Carbon nanofibers/nanotubes are an important class of nanomaterials which have been intensively researched in the last two decades for a variety of applications such as polymer composites, microelectronics and batteries. Carbon nanofibers have not been studied for applications in aerosol filtration due to the lack of understanding in making carbon nanofiber composite filter media. The studies in this dissertation explain two novel methodologies of incorporating carbon nanofibers within the filter media, and demonstrate the enhancement in aerosol filtration performance due to nanofibers. Also, a predictive semi-empirical model was developed for aerosol filtration performance of a molecular filter media known as microfibrous materials.
Filter media are made from fibers with diameters between 0.5 µm and 80 µm. Two different methods were used to obtain uniform 3-dimensional distribution of carbon nanofibers within the traditional fibrous filter media. One of these methods is described in Chapter 2, where carbon nanofibers were synthesized on the fibers of filter media. Sintered metal fiber filter media were made with 4-12 µm (dia.) nickel fibers. Nickel metal acted as the catalyst for synthesis of carbon nanofibers by the decomposition of acetylene at high temperatures. These filter media with nanofibers coated on the microfibers showed enhancements in filtration performance. However, it was found that the pores of the filter media closed with the nanofiber synthesis which led to limitations in enhancement of filtration performance. Another limitation was that these filter media could not be scaled up in a cost effective manner. The knowledge of carbon nanofiber synthesis required to make these filter media was gained by synthesis studies on nickel foil as described in Chapter 3.
Process scalability of is an important factor to be considered for any applications involving nanomaterials. Chapter 4 describes a novel scalable process to incorporate pre-manufactured carbon nanofibers within filter media during their wet-lay formation. This methodology leads to uniform 3-distribution of nanofibers within the filter media. The resulting significant increase in filtration efficiency, even with small volume fractions of nanofibers, indicated that nanofibers acted as individual fibers within the filter media. The scalability of this process was shown by making more than 700 ft2 of the novel filter media using a continuous Fourdrinier pilot papermaking machine.
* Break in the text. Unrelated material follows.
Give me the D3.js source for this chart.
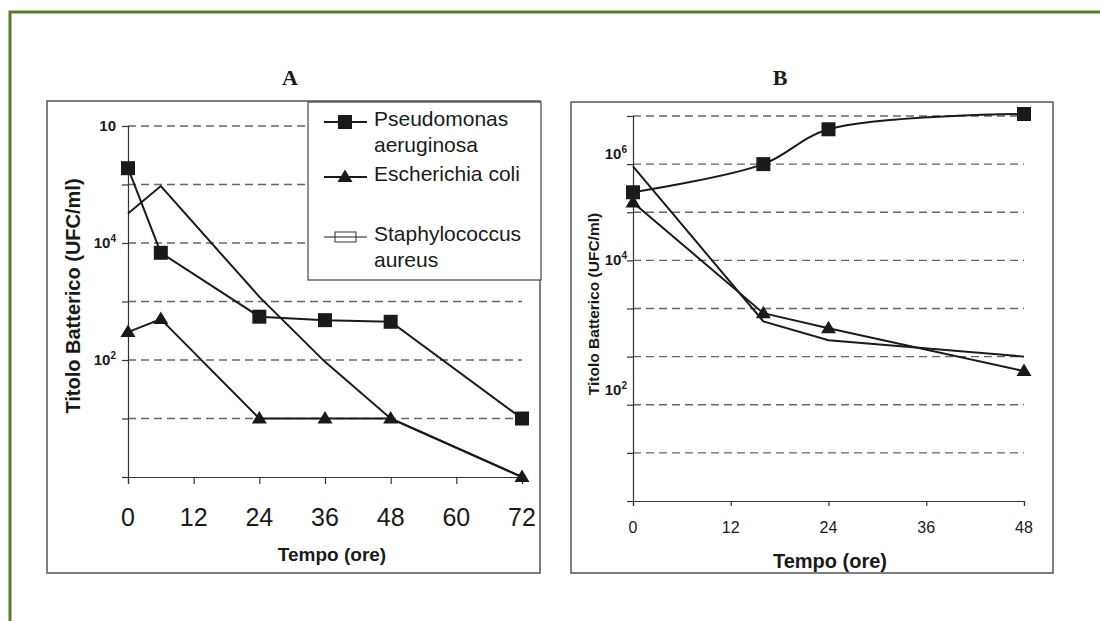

A class of molecular filter media known as microfibrous materials is made of sorbent/catalyst particles immobilized within sinter-locked 3-dimensional matrices of microfibers. The sorbent/catalyst particles remove the molecular contaminants and the microfibers remove majority of the aerosol contaminants. Chapter 5 describes the formulation of semi-empirical models for estimating the aerosol filtration performance of these materials. Empirical factors were added to the existing models in literature to take into account the heterogeneity created by the relatively large particles within the matrices of microfibers. These semi-empirical models are powerful tools that can be used to design full scale filtration systems from microscopic scale after inclusions for pleating and packaging of filter media.